Complications arise though, as there is a young man also interested in Helen. Joe (Aaron Johnson), a boy hired off the street for knowing how to operate the hotel boiler, actually welcomes the fact that Nobbs shows keen interest in his girlfriend. He wants Helen to hang out with Nobbs, and to squeeze as many material gifts out of the better-off butler. Helen initially goes for that idea, but as time goes by she realises that Nobbs is a strange yet nice man with manners, qualities her current passionate younger lover seems to lack. Wasikowska is charming as the slightly clueless young girl who may not be easy to like at first, but does eventually win you over with her naïve warmth.
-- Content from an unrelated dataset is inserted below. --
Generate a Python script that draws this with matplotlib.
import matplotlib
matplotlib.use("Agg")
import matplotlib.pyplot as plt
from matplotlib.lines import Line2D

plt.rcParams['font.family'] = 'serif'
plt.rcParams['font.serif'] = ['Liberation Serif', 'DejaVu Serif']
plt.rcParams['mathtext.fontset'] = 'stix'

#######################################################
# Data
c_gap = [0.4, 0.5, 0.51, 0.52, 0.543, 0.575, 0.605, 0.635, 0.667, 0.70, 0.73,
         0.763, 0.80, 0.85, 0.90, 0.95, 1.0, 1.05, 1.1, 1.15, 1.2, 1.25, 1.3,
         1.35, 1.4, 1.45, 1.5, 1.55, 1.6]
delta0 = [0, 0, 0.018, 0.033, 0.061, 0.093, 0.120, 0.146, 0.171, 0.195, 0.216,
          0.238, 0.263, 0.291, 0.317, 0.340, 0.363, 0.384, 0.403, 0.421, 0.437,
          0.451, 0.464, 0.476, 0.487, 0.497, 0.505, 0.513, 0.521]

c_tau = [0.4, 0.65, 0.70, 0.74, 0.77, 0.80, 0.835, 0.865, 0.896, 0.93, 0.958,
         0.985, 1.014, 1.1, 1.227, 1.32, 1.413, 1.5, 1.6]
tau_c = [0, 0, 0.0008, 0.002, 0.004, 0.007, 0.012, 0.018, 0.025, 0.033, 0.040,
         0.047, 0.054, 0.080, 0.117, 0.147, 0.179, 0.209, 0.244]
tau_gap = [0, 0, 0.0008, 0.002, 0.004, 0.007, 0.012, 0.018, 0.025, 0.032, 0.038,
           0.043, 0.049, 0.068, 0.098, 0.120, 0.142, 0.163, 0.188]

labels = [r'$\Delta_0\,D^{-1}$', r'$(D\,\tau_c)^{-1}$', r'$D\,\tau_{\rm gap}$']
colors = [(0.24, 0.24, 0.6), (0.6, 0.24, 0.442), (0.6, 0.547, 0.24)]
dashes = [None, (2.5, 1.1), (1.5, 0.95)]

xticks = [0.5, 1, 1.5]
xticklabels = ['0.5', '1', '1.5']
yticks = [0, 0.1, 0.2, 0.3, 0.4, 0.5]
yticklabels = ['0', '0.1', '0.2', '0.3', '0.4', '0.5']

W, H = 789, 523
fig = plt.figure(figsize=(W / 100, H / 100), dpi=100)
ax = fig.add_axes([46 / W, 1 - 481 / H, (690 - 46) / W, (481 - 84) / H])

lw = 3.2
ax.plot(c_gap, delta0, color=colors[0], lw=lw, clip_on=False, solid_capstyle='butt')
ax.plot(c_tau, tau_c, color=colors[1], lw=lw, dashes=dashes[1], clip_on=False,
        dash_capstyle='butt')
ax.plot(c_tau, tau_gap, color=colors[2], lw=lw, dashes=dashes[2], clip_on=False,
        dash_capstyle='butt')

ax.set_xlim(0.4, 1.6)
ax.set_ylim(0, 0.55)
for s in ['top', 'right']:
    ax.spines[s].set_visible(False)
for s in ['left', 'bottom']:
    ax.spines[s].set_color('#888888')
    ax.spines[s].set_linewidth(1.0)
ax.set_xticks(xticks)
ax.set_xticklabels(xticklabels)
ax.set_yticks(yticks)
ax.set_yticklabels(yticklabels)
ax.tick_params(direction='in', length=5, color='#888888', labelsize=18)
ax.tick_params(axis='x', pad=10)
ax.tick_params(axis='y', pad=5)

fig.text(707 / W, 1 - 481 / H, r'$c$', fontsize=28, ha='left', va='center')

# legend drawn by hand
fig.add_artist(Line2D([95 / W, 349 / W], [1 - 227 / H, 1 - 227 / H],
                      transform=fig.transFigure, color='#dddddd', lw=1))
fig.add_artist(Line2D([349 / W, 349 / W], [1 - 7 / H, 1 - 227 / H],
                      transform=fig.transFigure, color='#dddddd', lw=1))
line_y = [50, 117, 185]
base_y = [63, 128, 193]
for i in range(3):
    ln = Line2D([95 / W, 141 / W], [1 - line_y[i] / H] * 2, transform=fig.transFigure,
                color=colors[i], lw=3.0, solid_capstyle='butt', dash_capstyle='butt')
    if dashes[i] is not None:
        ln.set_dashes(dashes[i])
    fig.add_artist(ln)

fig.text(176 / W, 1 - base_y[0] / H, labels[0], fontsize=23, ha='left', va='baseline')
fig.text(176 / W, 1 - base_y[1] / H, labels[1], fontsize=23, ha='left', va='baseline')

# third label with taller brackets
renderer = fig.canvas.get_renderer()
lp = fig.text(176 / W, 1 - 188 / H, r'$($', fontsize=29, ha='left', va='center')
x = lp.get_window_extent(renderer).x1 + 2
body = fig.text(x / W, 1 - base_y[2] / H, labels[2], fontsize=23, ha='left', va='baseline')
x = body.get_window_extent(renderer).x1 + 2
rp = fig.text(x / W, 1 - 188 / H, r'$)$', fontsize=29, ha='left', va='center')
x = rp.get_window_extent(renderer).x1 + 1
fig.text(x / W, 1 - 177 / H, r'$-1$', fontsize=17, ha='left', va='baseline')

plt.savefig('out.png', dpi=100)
Johnson on the other hand, plays his nasty piece of work with a hint of ambition, anger and jealousy, a mixture that results in intense confrontations and outbursts, something that Johnson handles well without going too over the top, staying well within the film's calm tone.
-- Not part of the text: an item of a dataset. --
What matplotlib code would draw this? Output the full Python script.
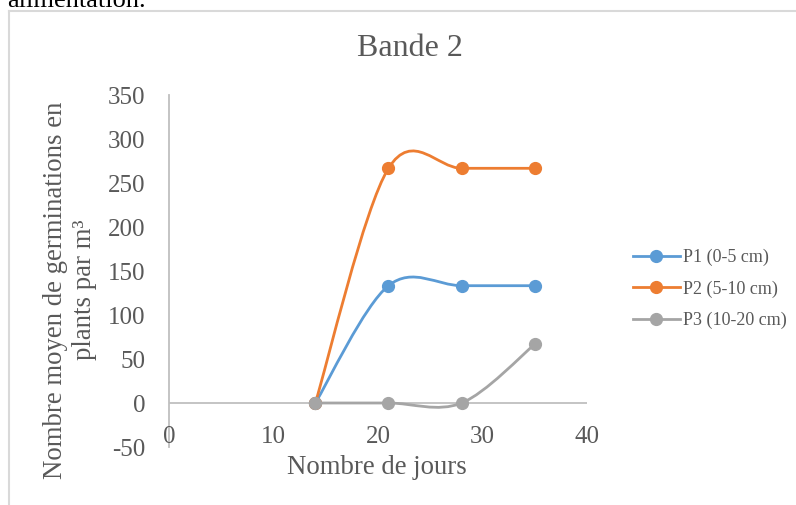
import matplotlib
matplotlib.use('Agg')
import matplotlib.pyplot as plt
from matplotlib.path import Path
from matplotlib.patches import PathPatch
from matplotlib.lines import Line2D
import numpy as np

# germinations per band-2 plot, by sampling day
jours = [14, 21, 28, 35]
p1 = [0, 133.3, 133.3, 133.3]
p2 = [0, 266.7, 266.7, 266.7]
p3 = [0, 0, 0, 66.7]
noms = ['P1 (0-5 cm)', 'P2 (5-10 cm)', 'P3 (10-20 cm)']
couleurs = ['#5B9BD5', '#ED7D31', '#A5A5A5']
xticks = [0, 10, 20, 30, 40]
yticks = [-50, 0, 50, 100, 150, 200, 250, 300, 350]

GRIS = '#595959'
AXE = '#BFBFBF'


def smooth_path(x, y):
    # cubic Bezier through the points, same style as spreadsheet "smoothed line"
    pts = np.column_stack([x, y]).astype(float)
    n = len(pts)
    verts = [pts[0]]
    codes = [Path.MOVETO]
    for i in range(n - 1):
        prev = pts[max(i - 1, 0)]
        nxt = pts[min(i + 2, n - 1)]
        c1 = pts[i] + (pts[i + 1] - prev) / 6.0
        c2 = pts[i + 1] - (nxt - pts[i]) / 6.0
        verts += [c1, c2, pts[i + 1]]
        codes += [Path.CURVE4] * 3
    return Path(verts, codes)


plt.rcParams['font.family'] = ['Liberation Serif', 'DejaVu Serif']
plt.rcParams['axes.unicode_minus'] = False

fig = plt.figure(figsize=(7.96, 5.05), dpi=100)
ax = fig.add_axes([169 / 796, 1 - 447 / 505, 418 / 796, 352 / 505])

for serie, col in zip([p1, p2, p3], couleurs):
    ax.add_patch(PathPatch(smooth_path(jours, serie), fill=False,
                           edgecolor=col, lw=2.0, capstyle='round', zorder=3))
    ax.plot(jours, serie, 'o', color=col, ms=8.5, zorder=4)

ax.set_xlim(0, 40)
ax.set_ylim(-50, 350)
ax.axhline(0, color=AXE, lw=1.3, zorder=1)

for s in ['top', 'right', 'bottom']:
    ax.spines[s].set_visible(False)
ax.spines['left'].set_color(AXE)
ax.spines['left'].set_linewidth(1.3)

ax.set_yticks(yticks)
ax.tick_params(axis='y', length=0, pad=17, labelsize=18, labelcolor=GRIS)
ax.set_xticks([])
for t in xticks:
    ax.text(t, -38.5, str(t), ha='center', va='center', fontsize=18, color=GRIS)

fig.text(410 / 796, 1 - 48 / 505, 'Bande 2', ha='center', va='center',
         fontsize=23, color=GRIS)
fig.text(377 / 796, 1 - 468 / 505, 'Nombre de jours', ha='center', va='center',
         fontsize=19.3, color=GRIS)
fig.text(70 / 796, 1 - 290 / 505, 'Nombre moyen de germinations en\nplants par m³',
         ha='center', va='center', rotation=90, multialignment='center',
         linespacing=1.25, fontsize=19.3, color=GRIS)

handles = [Line2D([], [], color=c, lw=2.0, marker='o', ms=8.5) for c in couleurs]
fig.legend(handles, noms, loc='center left', bbox_to_anchor=(633 / 796, 1 - 289 / 505),
           frameon=False, fontsize=13, labelcolor=GRIS, handlelength=2.6,
           handletextpad=0.15, labelspacing=0.78, borderpad=0, borderaxespad=0)

# chart frame and the end of the preceding paragraph
fig.add_artist(Line2D([9 / 796, 1], [1 - 11 / 505] * 2, color='#D9D9D9', lw=1.5))
fig.add_artist(Line2D([9 / 796] * 2, [0, 1 - 11 / 505], color='#D9D9D9', lw=1.5))
fig.text(146 / 796, 1 - 7 / 505, 'alimentation.', ha='right', va='baseline',
         fontsize=19, color='black')

plt.savefig('out.png', dpi=100)
plt.close()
Despite being a film revolving around one woman's extraordinary life, director Rodrigo Garcia takes his time to use his supporting characters rather than relying on one outstanding performance of a seasoned performer. McTeer, who deserves a slot in the Best Supporting Actress category as one of the closest friends to Nobbs, provides a reliable shoulder of support for our heroine who often struggles to find her place in the world. Brendan Gleeson, whenever he does sporadically show up, is a funny, boozy doctor, and Pauline Collins, the money-and-opportunity-grabbing lonely owner of the hotel, Mrs. Baker, manages to convey the uptight, strict boss with both her wicked ways as well as with the occasional wit.
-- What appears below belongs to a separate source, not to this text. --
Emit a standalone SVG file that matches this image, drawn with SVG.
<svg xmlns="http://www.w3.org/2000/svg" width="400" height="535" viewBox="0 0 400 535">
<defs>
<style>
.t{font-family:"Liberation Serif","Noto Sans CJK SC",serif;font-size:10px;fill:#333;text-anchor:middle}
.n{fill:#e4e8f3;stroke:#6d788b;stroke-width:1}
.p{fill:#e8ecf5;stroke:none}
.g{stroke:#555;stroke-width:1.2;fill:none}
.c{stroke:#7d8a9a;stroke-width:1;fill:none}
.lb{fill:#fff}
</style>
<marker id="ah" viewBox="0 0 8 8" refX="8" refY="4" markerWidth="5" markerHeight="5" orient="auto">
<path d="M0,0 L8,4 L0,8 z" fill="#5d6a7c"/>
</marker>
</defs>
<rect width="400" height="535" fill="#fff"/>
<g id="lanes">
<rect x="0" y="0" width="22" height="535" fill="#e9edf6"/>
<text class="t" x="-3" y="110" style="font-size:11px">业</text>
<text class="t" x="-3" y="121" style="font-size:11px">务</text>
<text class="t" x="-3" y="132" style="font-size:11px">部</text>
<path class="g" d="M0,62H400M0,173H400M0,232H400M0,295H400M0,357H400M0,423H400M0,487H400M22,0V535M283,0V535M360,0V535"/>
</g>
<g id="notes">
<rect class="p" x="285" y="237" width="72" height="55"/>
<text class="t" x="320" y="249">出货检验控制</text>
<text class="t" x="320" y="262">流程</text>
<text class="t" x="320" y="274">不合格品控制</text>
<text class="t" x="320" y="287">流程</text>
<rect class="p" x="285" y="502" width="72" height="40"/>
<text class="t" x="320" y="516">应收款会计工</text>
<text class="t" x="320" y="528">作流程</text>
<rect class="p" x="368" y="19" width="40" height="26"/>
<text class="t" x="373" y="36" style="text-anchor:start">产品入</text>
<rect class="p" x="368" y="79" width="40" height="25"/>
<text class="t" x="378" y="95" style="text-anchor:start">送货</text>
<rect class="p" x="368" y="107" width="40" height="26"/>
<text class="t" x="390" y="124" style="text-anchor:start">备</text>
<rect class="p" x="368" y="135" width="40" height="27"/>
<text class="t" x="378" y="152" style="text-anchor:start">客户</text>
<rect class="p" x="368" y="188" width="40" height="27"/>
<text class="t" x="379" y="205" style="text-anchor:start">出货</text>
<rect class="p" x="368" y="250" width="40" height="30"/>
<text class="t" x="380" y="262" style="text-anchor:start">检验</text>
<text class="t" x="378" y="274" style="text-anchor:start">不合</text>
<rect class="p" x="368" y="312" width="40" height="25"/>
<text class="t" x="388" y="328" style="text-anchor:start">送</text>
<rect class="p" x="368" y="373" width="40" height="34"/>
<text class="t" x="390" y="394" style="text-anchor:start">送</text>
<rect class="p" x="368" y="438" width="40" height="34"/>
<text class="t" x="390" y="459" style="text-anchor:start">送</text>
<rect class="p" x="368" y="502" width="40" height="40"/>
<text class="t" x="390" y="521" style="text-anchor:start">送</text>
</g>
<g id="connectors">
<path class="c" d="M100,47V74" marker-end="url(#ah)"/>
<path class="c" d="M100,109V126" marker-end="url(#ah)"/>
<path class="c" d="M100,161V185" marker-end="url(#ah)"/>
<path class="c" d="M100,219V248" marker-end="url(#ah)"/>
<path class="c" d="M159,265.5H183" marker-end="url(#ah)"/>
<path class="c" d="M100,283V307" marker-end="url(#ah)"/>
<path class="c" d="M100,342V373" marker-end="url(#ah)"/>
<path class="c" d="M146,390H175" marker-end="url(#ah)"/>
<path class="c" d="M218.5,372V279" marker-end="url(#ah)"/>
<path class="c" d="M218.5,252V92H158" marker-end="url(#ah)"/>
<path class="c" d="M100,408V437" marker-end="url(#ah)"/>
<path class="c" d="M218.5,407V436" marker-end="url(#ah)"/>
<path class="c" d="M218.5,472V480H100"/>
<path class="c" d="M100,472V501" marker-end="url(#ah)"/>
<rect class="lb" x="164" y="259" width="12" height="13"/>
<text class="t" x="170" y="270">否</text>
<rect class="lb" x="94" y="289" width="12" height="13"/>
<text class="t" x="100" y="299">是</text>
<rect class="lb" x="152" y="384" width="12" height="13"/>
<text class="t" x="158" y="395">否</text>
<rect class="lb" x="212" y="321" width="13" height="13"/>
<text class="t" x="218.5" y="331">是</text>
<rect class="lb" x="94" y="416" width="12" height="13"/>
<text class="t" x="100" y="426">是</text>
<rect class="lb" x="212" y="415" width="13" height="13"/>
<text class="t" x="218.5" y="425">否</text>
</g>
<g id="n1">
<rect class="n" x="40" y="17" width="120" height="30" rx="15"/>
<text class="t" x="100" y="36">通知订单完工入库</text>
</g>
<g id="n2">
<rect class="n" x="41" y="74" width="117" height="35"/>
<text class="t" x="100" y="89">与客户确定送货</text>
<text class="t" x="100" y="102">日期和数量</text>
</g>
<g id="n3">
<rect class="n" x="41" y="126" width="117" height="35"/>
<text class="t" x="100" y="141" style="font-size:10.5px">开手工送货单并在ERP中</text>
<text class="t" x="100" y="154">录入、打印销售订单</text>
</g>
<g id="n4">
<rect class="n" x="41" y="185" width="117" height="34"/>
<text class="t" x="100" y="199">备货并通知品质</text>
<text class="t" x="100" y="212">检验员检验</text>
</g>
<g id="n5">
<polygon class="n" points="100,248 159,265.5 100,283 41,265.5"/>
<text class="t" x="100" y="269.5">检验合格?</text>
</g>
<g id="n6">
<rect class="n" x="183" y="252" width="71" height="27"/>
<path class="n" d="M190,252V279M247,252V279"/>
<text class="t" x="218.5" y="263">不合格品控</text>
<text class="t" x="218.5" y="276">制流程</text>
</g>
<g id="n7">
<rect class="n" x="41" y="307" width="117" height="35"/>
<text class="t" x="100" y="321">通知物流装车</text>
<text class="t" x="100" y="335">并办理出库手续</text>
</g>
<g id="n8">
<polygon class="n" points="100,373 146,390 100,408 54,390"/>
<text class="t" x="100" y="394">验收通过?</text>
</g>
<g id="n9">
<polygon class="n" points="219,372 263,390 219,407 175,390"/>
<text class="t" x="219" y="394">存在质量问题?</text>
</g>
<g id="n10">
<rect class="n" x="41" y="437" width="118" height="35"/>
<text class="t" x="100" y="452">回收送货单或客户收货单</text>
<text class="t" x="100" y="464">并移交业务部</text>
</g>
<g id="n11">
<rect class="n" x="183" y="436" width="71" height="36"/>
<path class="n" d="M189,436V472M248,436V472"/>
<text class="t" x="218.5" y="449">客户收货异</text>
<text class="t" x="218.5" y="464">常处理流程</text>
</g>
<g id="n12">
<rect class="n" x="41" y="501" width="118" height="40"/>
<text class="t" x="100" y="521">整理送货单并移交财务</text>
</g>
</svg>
The problem with "Albert Nobbs" is that even in the most crucial, emotional moments, everything feels too slight and oddly doesn't explore the character of Albert further. Close does her best with what she is given, and her performance is of such a high standard that whenever she is on screen, the audience is gripped by even the smallest changes in her expression, but when we truly think about it, there hasn't been a lot told about our central character. A brief background story is not sufficient enough to truly enrich an intriguing, yet highly unusual narrative such as this one, and makes it harder to relate. And as for the rushed ending, that does have the ability to jerk tears out of involved members of the audience, comes out of nowhere, and wraps things up too quickly. Because Albert is a "man" of very little action, we expected that to somehow change, not in a drastic, inconceivable way, but to change nonetheless. But before anything can happen, the hastily written ending comes, we are left wanting so much more. Most of the 113-minute running time is spent on relatively tame events, that the film never builds a strong momentum to warrant that tragic end. It's sloppy, and leaves the film's story hanging. "Albert Nobbs" is a clear showcase for the versatile actress that Close is and has been for all these years, and yes, she does no doubt give an award-worthy performance that will be one of the highlights of her long, distinguished career, but the muted atmosphere cannot quite keep up with the actress' intense performance, no matter how much the director focuses on his brilliant ensemble.